Here’s how Vinovest makes wine investment a piece of cake!
How it Works
It’s as simple as this - you need to:
- Sign up on the Vinovest website as a wine investor.
- Fill up a questionnaire on your risk tolerance and investment horizon.
- Take a look at your wine investment portfolio.
- Fund your investor account.
You can then sit back and simply track your portfolio in real-time.
Benefits of Investing through Vinovest
Vinovest takes care of your wine investment process from end to end: research, authentication, buying, storage, insuring, and sale of your wines.
Here’s what they offer:
1. Best Prices:
You can buy wines at the best wholesale prices that are sourced directly from winemakers, global wine exchanges, and merchants.
2. Optimal Storage:
Rest assured, your wine cases will be safely stored in bonded warehouses where humidity, temperature, air quality, light, and vibration are maintained at optimal levels.
3. Tax Advantages:
The bonded warehouse facilities charge no excise duty and VAT. Vinovest passes on these gains to you.
4. Low Fees:
You only need to pay a 2.85% annual fee (2.5% for an investment portfolio above $50,000), which covers wine buying, fraud detection, wine storage, insurance, portfolio management, and selling.
5. Full Insurance:
It includes a full insurance policy at market value.
6. Curated Portfolio:
Get a curated portfolio of investment-grade wines from across the world.
7. Easy Buying and Selling:
You can buy wines at any time.

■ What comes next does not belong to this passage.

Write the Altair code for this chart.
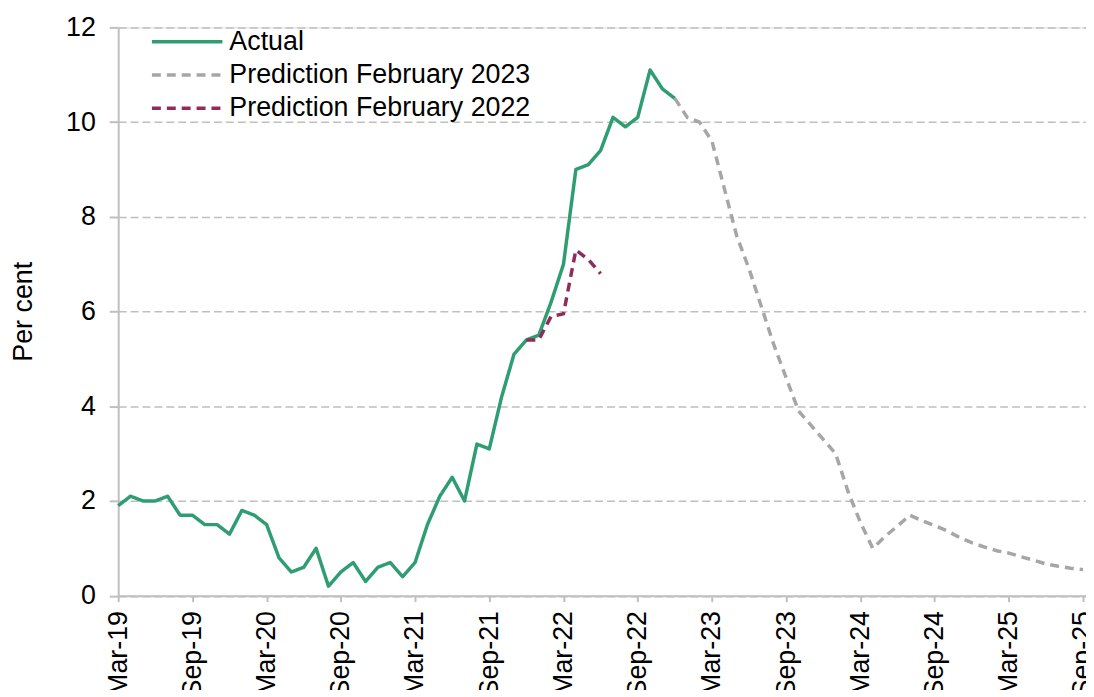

You can also sell to counter party buyers whenever you wish to, and get the wines delivered to them.
Way simpler than navigating the world of auctions, isn’t it?
Wine auctions are a good platform to get hold of collectible wines and to sell them at mind-boggling prices.
But, it is a complex affair if you’re looking at investing in and storing wine for the long term.
Vinovest offers you a much better way to build and manage your portfolio of wines and then sell them at the best prices.